Linux keeps retrying failed DNS server

Whenever one of the servers in /etc/resolv.conf is unreachable, Linux/glibc/whatever isn't smart enough not to retry it for a while. This results in a lot of services becoming unavailable, because a lot of them do reverse lookups on all incoming connections (like SSH), which will hang for the time-out of the first DNS server query.

How can I make my Ubuntu boxes be smart about the DNS servers it uses? I could hack a bash script that runs every minute that inserts a REJECT rule into iptables for the servers that don't respond to dig queries, but I'd rather not do it that way...

I'm told that Windows does this properly, BTW.

Edit: I worked around it a little bit by putting this in /etc/resolv.conf (or /etc/resolvconf/resolv.conf.d/base):

options timeout:2 rotate

Still not perfect, but more workable.


Solution 1:

Why are the DNS servers becoming unavailable? That's the issue we should focus on fixing...

You should omit the rotate directive if you want to have a deterministic retry order. rotate basically gives you round-robin lookups, which can have undesirable results in your situation.

My DNS /etc/resolv.conf tends to look like:

search blah.net client.blah.net
options timeout 1
nameserver 172.16.2.14
nameserver 172.16.2.18

Short of that, you do have the option of using a caching DNS service on your local machine, or even enabling the Name Server Caching Daemon (nscd). That will help buffer the delays that come with unreliable DNS resolvers.

Solution 2:

Ugh. I've come across this same problem in my systems. When the primary DNS server goes offline, the entire system becomes incredibly slow at best.

In fact, I asked a similar question on this quite some time ago: DNS/resolv.conf settings for a Primary DNS Server failure?. There were some really good answers there, that you might find useful.

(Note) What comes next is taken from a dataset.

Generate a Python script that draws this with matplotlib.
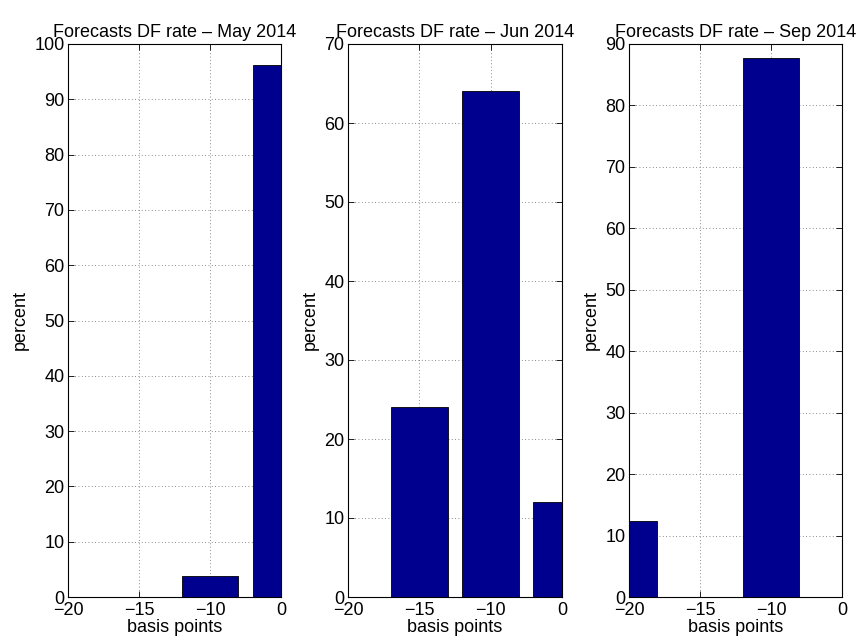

I wound up just editing /etc/resolv.conf with lower timeout values. (options timeout:1) Largely because it was the easiest workaround, rather than the most effective. This change means the servers spend less time waiting for dead resolvers. Lookups take 2 seconds rather than 10. This is still terrible if you're trying to do anything that isn't a batch, but at least resulted in very few service failures.